Casting our eyes across the continent we can see at a glance that in certain places the madness is even more severe. In Spain, for example. We must surely brace ourselves for the annual summer ritual of Real Madrid and Barcelona trying to outdo each other in buying the shiniest, most expensive bauble on the market, regardless of whether or not it’s needed and irrespective of the fact they don’t actually have any money. The Spanish daily sports papers incessantly wind the masses into a tizz with transfer gossip to the point that the presidents of these clubs simply have to deliver the goods no matter what the cost.

Gareth Bale, a ninety million euro bargain in last summer’s will-he/won’t-he/he’s-not-for-sale/well-ok-then-yes-he-is saga was the last plaything served up at Madrid. In Catalonia, we had the spectacle of Barcelona settling for the faintly ridiculous purchase of Brazilian Neymar for the very ridiculous fee of eighty-six million euros. The fact only seventeen million euros of this fee went to Neymar’s former club Santos was pivotal in bringing down Barca president Sandro Rosell under a flood of corruption allegations. Standard fare in Spain all this.

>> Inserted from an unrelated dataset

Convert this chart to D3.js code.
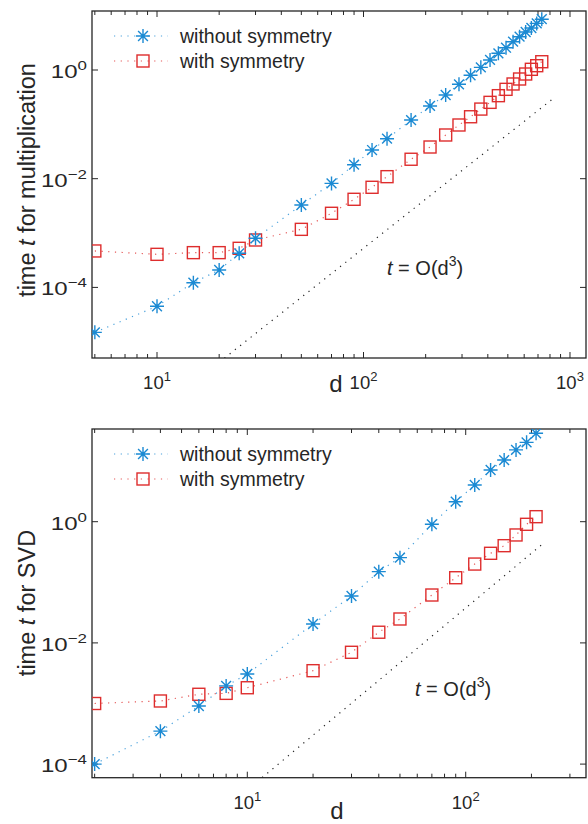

Vagur,_faroe_islands,_football_fieldViewed from this perspective, though our tabloids may get a little too creative in their musings at times, the ins and outs at our Premier League clubs are merely quaint in comparison.

For the record, the window’s not due to shut again until September 1st. If the thought of all that really is too much for you maybe you should go and spend your summer in the Faroe Islands. I’m reliably informed they don’t bother themselves with such things. Sensible people.